I did grab thirty minutes with him in his dressing room that evening and he couldn't have been more gracious. When we were done, Barbara Carr from his management company pulled me to one side. "Bruce doesn't feel that he's been able to give you enough time," she told me solemnly. "Right after the show, he and Patti are flying home to New Jersey for the Easter holiday while the band are going on to LA. Bruce is taking the jet. If it's OK with you, he would like for you to join him and he can talk some more with you on the flight." I didn't even attempt to suggest that I might have give this offer some consideration. I may even have let out an audible squeak.
So there we went again, Bruce and I (and apart from his wife, his personal assistant and two or three others, it really was just Bruce and I), flying private class into the boundless dark of an American night, as Springsteen himself might have put it. We talked some more, sat side by side in the middle of the plane, and about which I can't much remember. Later, when he had returned to sit with Patti and I assumed gone off to sleep, since it was two in the morning, and as I was looking down on the lights of Chicago thousands of feet below, I felt a bump in the seat next to me.
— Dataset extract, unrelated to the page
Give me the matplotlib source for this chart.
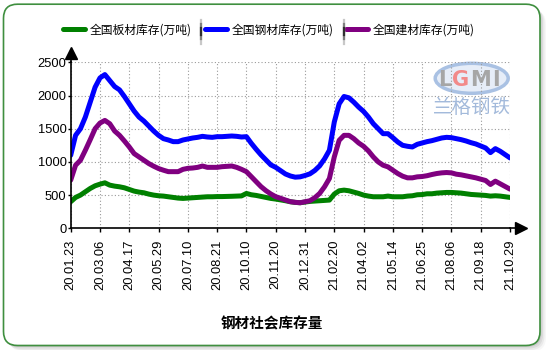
import numpy as np
import matplotlib
matplotlib.use("Agg")
import matplotlib.pyplot as plt
from matplotlib.patches import FancyBboxPatch, Ellipse
from matplotlib.lines import Line2D
from matplotlib.transforms import IdentityTransform

# weekly inventory, 万吨
plate = [400, 465, 500, 550, 600, 640, 665, 685, 650, 635, 625, 610, 585, 560, 545, 535, 515, 500, 490, 485,
         475, 465, 455, 450, 455, 460, 465, 470, 475, 475,
         478, 478, 480, 482, 485, 488, 525, 505, 495, 480,
         465, 450, 440, 428, 415, 400, 390, 385, 395, 405,
         410, 415, 420, 425, 515, 565, 575, 565, 545, 525,
         500, 485, 475, 475, 475, 485, 475, 475, 475, 485,
         490, 505, 508, 520, 520, 530, 535, 540, 540, 535,
         530, 520, 510, 505, 500, 495, 485, 490, 485, 475,
         465]
steel = [1100, 1400, 1500, 1675, 1900, 2125, 2265, 2315, 2225, 2135, 2085, 1985, 1875, 1765, 1675, 1615, 1540, 1465, 1400, 1350,
         1330, 1305, 1305, 1330, 1345, 1360, 1370, 1385, 1375, 1370,
         1380, 1380, 1385, 1390, 1385, 1375, 1380, 1280, 1190, 1105,
         1030, 955, 918, 868, 818, 788, 770, 775, 795, 820,
         870, 940, 1045, 1175, 1600, 1875, 1985, 1965, 1900, 1825,
         1760, 1675, 1575, 1500, 1425, 1425, 1365, 1300, 1250, 1235,
         1225, 1265, 1285, 1305, 1320, 1340, 1360, 1370, 1365, 1350,
         1335, 1315, 1290, 1270, 1240, 1210, 1140, 1200, 1160, 1110,
         1060]
construction = [725, 950, 1025, 1175, 1335, 1500, 1585, 1625, 1575, 1465, 1400, 1315, 1225, 1125, 1075, 1025, 975, 935, 900, 875,
                853, 853, 853, 888, 903, 908, 918, 938, 918, 918,
                918, 928, 933, 938, 918, 888, 853, 778, 702, 627,
                567, 517, 476, 452, 426, 401, 391, 385, 400, 415,
                460, 525, 625, 750, 1075, 1325, 1400, 1400, 1350, 1285,
                1235, 1165, 1075, 1000, 950, 925, 875, 825, 785, 760,
                760, 775, 780, 792, 810, 825, 835, 840, 835, 815,
                805, 790, 775, 760, 740, 720, 660, 710, 670, 630,
                590]
tick_labels = ["20.01.23", "20.03.06", "20.04.17", "20.05.29", "20.07.10", "20.08.21",
               "20.10.10", "20.11.20", "20.12.31", "21.02.20", "21.04.02", "21.05.14",
               "21.06.25", "21.08.06", "21.09.18", "21.10.29"]
series_names = ["全国板材库存(万吨)", "全国钢材库存(万吨)", "全国建材库存(万吨)"]
title = "钢材社会库存量"

cjk = ["Noto Sans CJK SC", "DejaVu Sans"]
num_font = "Liberation Sans"

W, H = 550, 350
fig = plt.figure(figsize=(W / 100, H / 100), dpi=100)
fig.patch.set_facecolor("white")

# rounded frame with soft shadow
for off, a in [(6, 0.06), (4.5, 0.10), (3, 0.14), (1.5, 0.18)]:
    sh = FancyBboxPatch((3.5 + off, 4.5 - off), 536.5, 341.3,
                        boxstyle="round,pad=0,rounding_size=14",
                        transform=IdentityTransform(), facecolor="#808080",
                        edgecolor="none", alpha=a, zorder=-3)
    fig.add_artist(sh)
frame = FancyBboxPatch((3.5, 4.5), 536.5, 341.3, boxstyle="round,pad=0,rounding_size=14",
                       transform=IdentityTransform(), facecolor="white",
                       edgecolor="#3f8f3f", lw=1.2, zorder=-2)
fig.add_artist(frame)

ax = fig.add_axes([70.7 / W, 1 - 228.3 / H, 439.3 / W, 166 / H])
ax.patch.set_visible(False)

x = np.arange(len(steel))
line_kw = dict(lw=3.6, solid_joinstyle="round", solid_capstyle="round")
l1, = ax.plot(x, plate, color="#008000", label=series_names[0], **line_kw)
l2, = ax.plot(x, steel, color="#0000ff", label=series_names[1], **line_kw)
l3, = ax.plot(x, construction, color="#800080", label=series_names[2], **line_kw)

ax.set_xlim(0, len(steel) - 1)
ax.set_ylim(0, 2500)
ax.set_xticks(x[::6])
ax.set_xticklabels(tick_labels, rotation=90, fontfamily=num_font, fontsize=9.3)
ax.set_yticks(np.arange(0, 2501, 500))
ax.set_yticklabels([str(v) for v in range(0, 2501, 500)], fontfamily=num_font, fontsize=9.3)
ax.tick_params(axis="x", length=3, width=1, pad=5)
ax.tick_params(axis="y", length=2.5, width=1, pad=0.5)
ax.grid(True, linestyle=(0, (1, 2)), color="#9a9a9a", lw=0.8)
ax.set_axisbelow(True)
for s in ["top", "right"]:
    ax.spines[s].set_visible(False)
for s in ["left", "bottom"]:
    ax.spines[s].set_linewidth(1.2)

# axis arrows
ax.plot([0, 0], [1, 1.04], color="k", lw=1.2, transform=ax.transAxes, clip_on=False)
ax.plot(0, 1.058, marker="^", ms=8, color="k", transform=ax.transAxes, clip_on=False)
ax.plot([1, 1.018], [0, 0], color="k", lw=1.2, transform=ax.transAxes, clip_on=False)
ax.plot(1.026, 0, marker=">", ms=8, color="k", transform=ax.transAxes, clip_on=False)

# watermark
ell = Ellipse((471.7 / W, 1 - 78.3 / H), 73 / W, 30 / H, transform=fig.transFigure,
              facecolor="#e6edf8", edgecolor="#a9c1e3", lw=2.5, zorder=-1)
fig.add_artist(ell)
for ch, cx, col in [("L", 445, "#a6a6a6"), ("G", 461, "#f28a8a"),
                    ("M", 480.5, "#a6a6a6"), ("I", 495.5, "#a6a6a6")]:
    fig.text(cx / W, 1 - 80 / H, ch, ha="center", va="center", fontsize=15,
             fontweight="bold", color=col, family="DejaVu Sans", zorder=-1)
fig.text(471.7 / W, 1 - 107.5 / H, "兰格钢铁", ha="center", va="center", fontsize=14,
         color="#a3badb", family=cjk, zorder=-1)

# legend
ax.legend(handles=[l1, l2, l3], ncol=3, loc="center", bbox_to_anchor=(269 / W, 1 - 29.8 / H),
          bbox_transform=fig.transFigure, frameon=False, prop={"family": cjk, "size": 8.5},
          handlelength=1.86, handletextpad=0.38, columnspacing=1.1, borderpad=0)
for sx in [201, 343.5]:
    for frac, col in [(1.0, "#c8c8c8"), (0.6, "#808080"), (0.3, "#303030")]:
        half = 12 * frac
        fig.add_artist(Line2D([sx / W, sx / W], [1 - (31.5 - half) / H, 1 - (31.5 + half) / H],
                              transform=fig.transFigure, color=col, lw=1.6))

fig.text(271.8 / W, 1 - 323.4 / H, title, ha="center", va="center", fontsize=10.5,
         fontweight="bold", family=cjk)

fig.savefig("out.png", dpi=100)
I turned to find him beaming at me, a pair of reading glasses perched on the end of his nose.
"Thought you might like to see what I have on my iPod," he said. He spent the next hour or so flicking me through the machine's contents, which he had arranged by musical genre. As one would anticipate, he had a library of American singer-songwriters that ran from Woody Guthrie to Bob Dylan and up to Ryan Adams, but also a vast selection of 'punk rock' (as he filed it). He told me that his youngest son took him out to club shows in New Jersey and how he would stand at the back of the room watching Gaslight Anthem, Bad Religion and sundry others do their thing. Admirably, he had remained a fan heart and just as it was with Keef and Charlie, I couldn't imagine I would ever again feel more like I had been whisked off and deposited in a kind of dreamland.
Until now. Now, I feel that way every morning that I am lucky enough to wake; every time that I look out of the window; and every night that I'm lying in the dark and listening to the deafening silence.
And so, with heartfelt thanks and much appreciation to all of you who have read and troubled to respond to these half-cocked waxings of mine over the last year or so, I will here take your leave and head on back to living in this moment and the ones to come...
This Week I Have Mostly Been Listening To:
Joshua James - Broken Tongue
The song currently sound-tracking our mornings, and he lives up a remote hillside too.